Count it joy is more than a suggestion for the Christian undergoing times of testing. It’s more than a virtue exhibited by a mature believer. Counting it all joy is a vital discipline in the life of the genuine follower of Christ. It is in believing the trial has the more power to help than harm that we find reason to consider any difficult season to be permitted by the sovereign hand of God for our good and His glory.

Count it all joy is a gift

A gift bag from Maggie

I’m wrapping gifts last week, comfortable in the belief there are no emotional landmines in the task, when I reach for a gently used gift bag from Christmas 2017. The last Christmas. Chosen at random for its size, the small bag proudly proclaims “Joy” in bright red and white peppermint stripes. As an afterthought, I glance at the tag stubbornly dangling from one handle. To: Mom From: Maggie. And like that, a mine triggered causes tears to flow. Worse, because I realize it once held the last Christmas gift from her. As in the final not just the previous. And even worse, I can’t remember what the bag calling itself joy contained. What is the final gift? I need to know, to memorialize this “last” thing among others sure to come.

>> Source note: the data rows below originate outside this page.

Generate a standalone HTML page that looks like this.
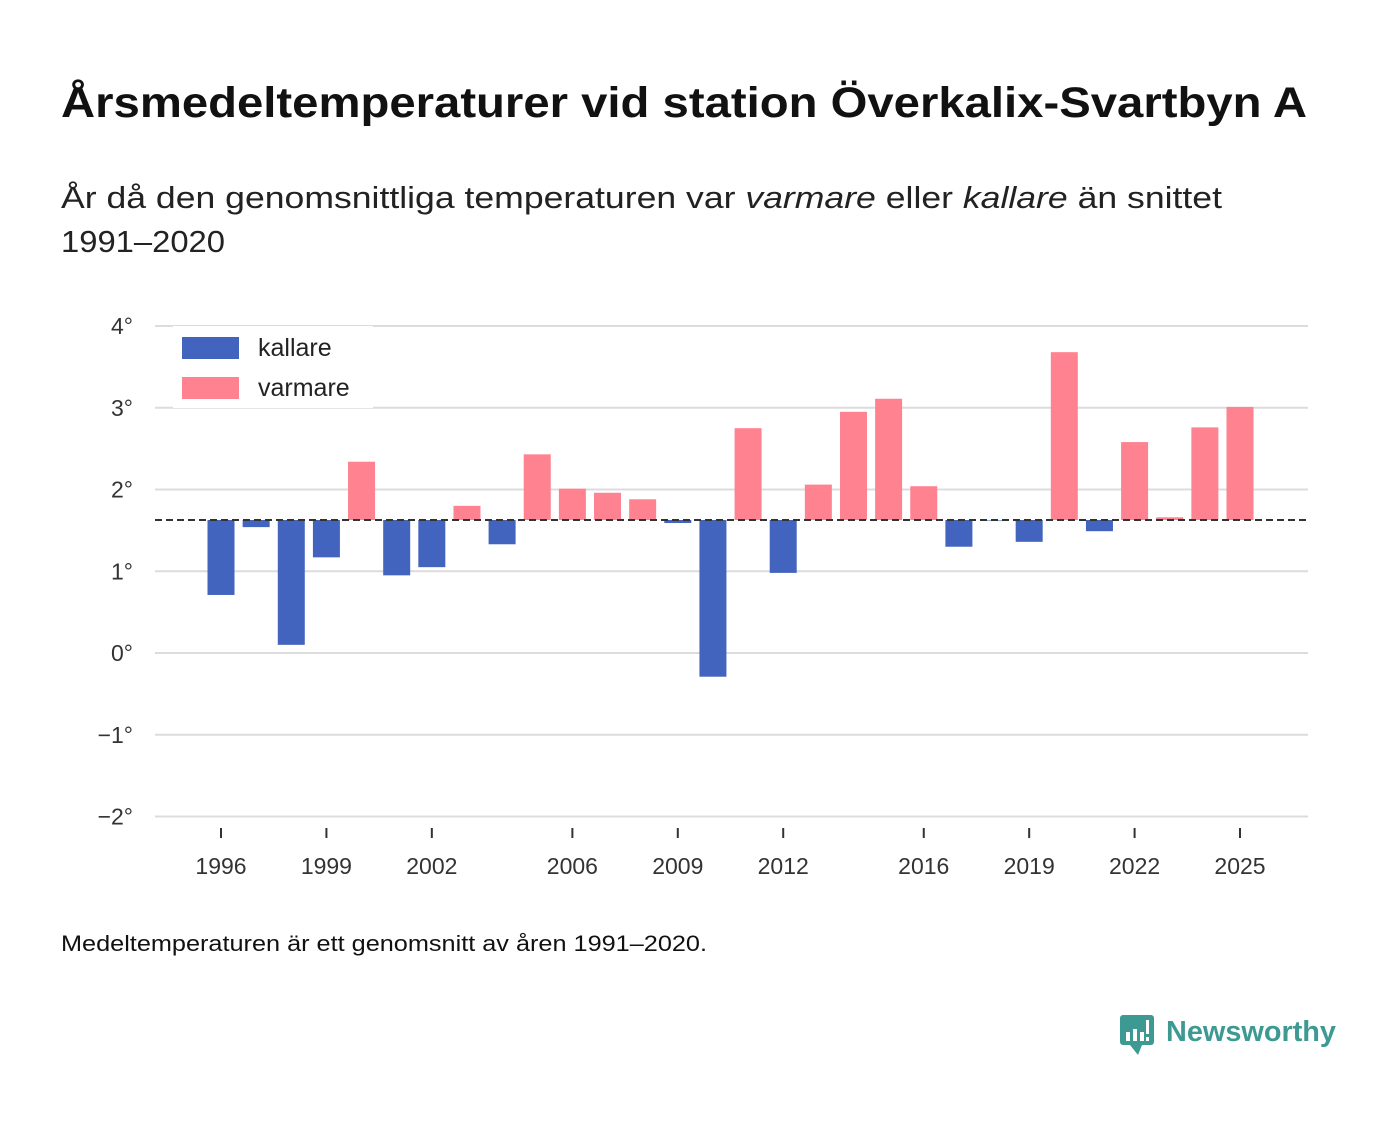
<!DOCTYPE html>
<html><head><meta charset="utf-8"><style>
body{margin:0;background:#fff;font-family:"Liberation Sans","DejaVu Sans",sans-serif;}
svg text{font-family:"Liberation Sans","DejaVu Sans",sans-serif;}
</style></head><body>
<svg id="chart" width="1400" height="1116" viewBox="0 0 1400 1116">
<text x="61" y="117" font-size="43" font-weight="bold" fill="#111" textLength="1246" lengthAdjust="spacingAndGlyphs">Årsmedeltemperaturer vid station Överkalix-Svartbyn A</text>
<text x="61" y="208" font-size="31" fill="#222" textLength="1161" lengthAdjust="spacingAndGlyphs">År då den genomsnittliga temperaturen var <tspan font-style="italic">varmare</tspan> eller <tspan font-style="italic">kallare</tspan> än snittet</text>
<text x="61" y="252" font-size="31" fill="#222" textLength="164" lengthAdjust="spacingAndGlyphs">1991–2020</text>
<g id="grid"></g><g id="bars"></g><g id="axes"></g>
<g>
<rect x="173" y="326" width="200" height="82" fill="#fff"/>
<rect x="182" y="337" width="57" height="22" fill="#4263be"/>
<text x="258" y="356" font-size="25" fill="#222">kallare</text>
<rect x="182" y="377" width="57" height="22" fill="#ff8291"/>
<text x="258" y="396" font-size="25" fill="#222">varmare</text>
</g>
<text x="61" y="951" font-size="22" fill="#111" textLength="646" lengthAdjust="spacingAndGlyphs">Medeltemperaturen är ett genomsnitt av åren 1991–2020.</text>
<g>
<rect x="1120" y="1015" width="34" height="30" rx="3" fill="#3d9a92"/>
<path d="M1130 1045 L1138 1055 L1142 1045 Z" fill="#3d9a92"/>
<rect x="1126" y="1032" width="4" height="9" fill="#fff"/><rect x="1133" y="1029" width="4" height="12" fill="#fff"/><rect x="1140" y="1032" width="4" height="9" fill="#fff"/><rect x="1146" y="1020" width="3" height="14" fill="#fff"/><rect x="1146" y="1037" width="3" height="4" fill="#fff"/>
<text x="1166" y="1041" font-size="29" font-weight="bold" fill="#3d9a92" textLength="170" lengthAdjust="spacingAndGlyphs">Newsworthy</text>
</g>
</svg>
<script>
const years=[1996,1997,1998,1999,2000,2001,2002,2003,2004,2005,2006,2007,2008,2009,2010,2011,2012,2013,2014,2015,2016,2017,2018,2019,2020,2021,2022,2023,2024,2025];
const temps=[0.71,1.54,0.10,1.17,2.34,0.95,1.05,1.80,1.33,2.43,2.01,1.96,1.88,1.59,-0.29,2.75,0.98,2.06,2.95,3.11,2.04,1.30,1.62,1.36,3.68,1.49,2.58,1.66,2.76,3.01];
const baseline=1.627;
const yTicks=[4,3,2,1,0,-1,-2];
const yTickLabels=["4°","3°","2°","1°","0°","−1°","−2°"];
const xTickYears=[1996,1999,2002,2006,2009,2012,2016,2019,2022,2025];
const NS="http://www.w3.org/2000/svg";
const y=v=>653-v*81.75;
const x=yr=>221+(yr-1996)*35.138;
function mk(t,a,p){const e=document.createElementNS(NS,t);for(const k in a)e.setAttribute(k,a[k]);p.appendChild(e);return e;}
const grid=document.getElementById('grid'),bars=document.getElementById('bars'),axes=document.getElementById('axes');
yTicks.forEach((v,i)=>{
 const l=mk('line',{x1:155,x2:1308,y1:y(v),y2:y(v),stroke:'#dcdcdc','stroke-width':2},grid);
 
 
 const t=mk('text',{x:133,y:y(v)+8,'font-size':23,fill:'#333','text-anchor':'end'},axes);
 t.textContent=yTickLabels[i];
 
 
});
years.forEach((yr,i)=>{
 const v=temps[i];const top=Math.min(y(v),y(baseline)),h=Math.abs(y(v)-y(baseline));
 const r=mk('rect',{x:x(yr)-13.5,y:top,width:27,height:Math.max(h,0.5),fill:v<baseline?'#4263be':'#ff8291'},bars);
 
 
});
const b=mk('line',{x1:155,x2:1308,y1:y(baseline),y2:y(baseline),stroke:'#333','stroke-width':2,'stroke-dasharray':'7,4'},axes);


xTickYears.forEach(yr=>{
 const tk=mk('line',{x1:x(yr),x2:x(yr),y1:828,y2:838,stroke:'#333','stroke-width':2},axes);
 
 
 const t=mk('text',{x:x(yr),y:874,'font-size':23,fill:'#333','text-anchor':'middle'},axes);
 t.textContent=yr;
 
 
});
</script>
</body></html>
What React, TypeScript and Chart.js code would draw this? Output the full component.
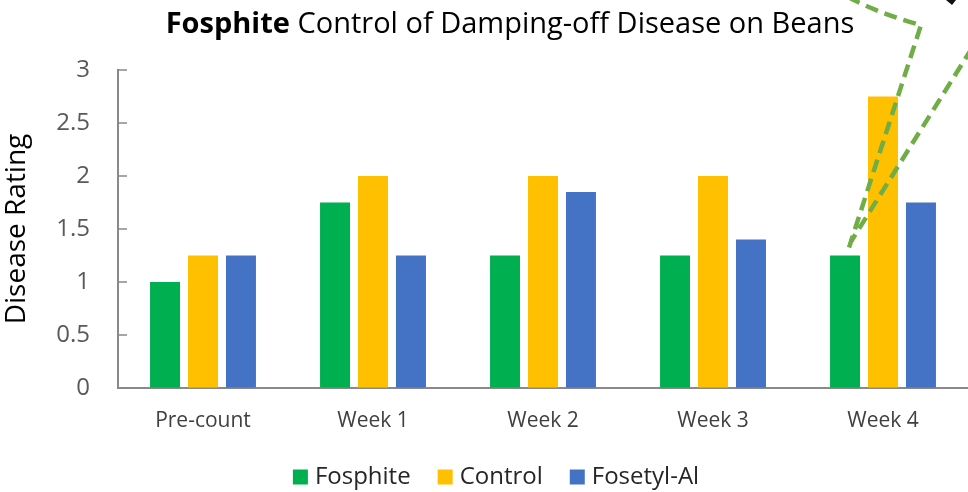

In James 1:2, we’re encouraged to count it joy when we encounter various trials. A simple command to perform an extraordinary act. For who wants to sit down, in the midst of troubles, and count anything except the visible signs of ones distress? Nor do I believe we’re to number those trials as we add them – one by painful one – to a prayer list of requests for immediate relief. God’s counting more closely resembles a scientist taking the irritant by tweezers and examining its facets; identifying its components; estimating its worth; and judging its purpose. Matthew Henry says, “We should not pray so much for the removal of an affliction as for wisdom to make a right use of it.” It there a “right use” for grief?

A Christmas poem from Maggie

A Christmas poem written by Maggie

A sleepless night two evenings past the discovery of the joy bag has me scouring the crevices of a weary mind to remember the gift once taken from the bag. Should I wake Molly to force her to help? No. I give myself a little more time to tease the mental image out. Maggie always gave the best kind of gift, usually in a frame – an original poem, a brightly drawn and colored bird, a painted cross bearing the fruits of the Spirit. What was the gift last year? The last gift. And the light comes on in my mind and then my office as I look on top of the cabinet. The gift is there. The photo taken on a special day of joy in December 2017. The picture of the two of us at the Jingle Bell Jog doing what she loved in supporting the Children’s Cancer Clinic. Counting it all joy. It’s the same photo she kept in the center of her desk.

Count it all joy

A special moment with Maggie captured and given as a gift

Count it joy is less an exuberant celebration, more a quiet satisfaction in a balanced equation. As a chemist, I appreciate that all the raw materials I’m given survive the explosive moment when old bonds break and new bonds form without loss of a single atom. And though I can’t totally recognize the products of change, some taking the shape of air, I know they remain. I marvel that finding an empty bag calling itself joy can spark fresh respect for the intricate forging of pain, tears, and grief into an open door.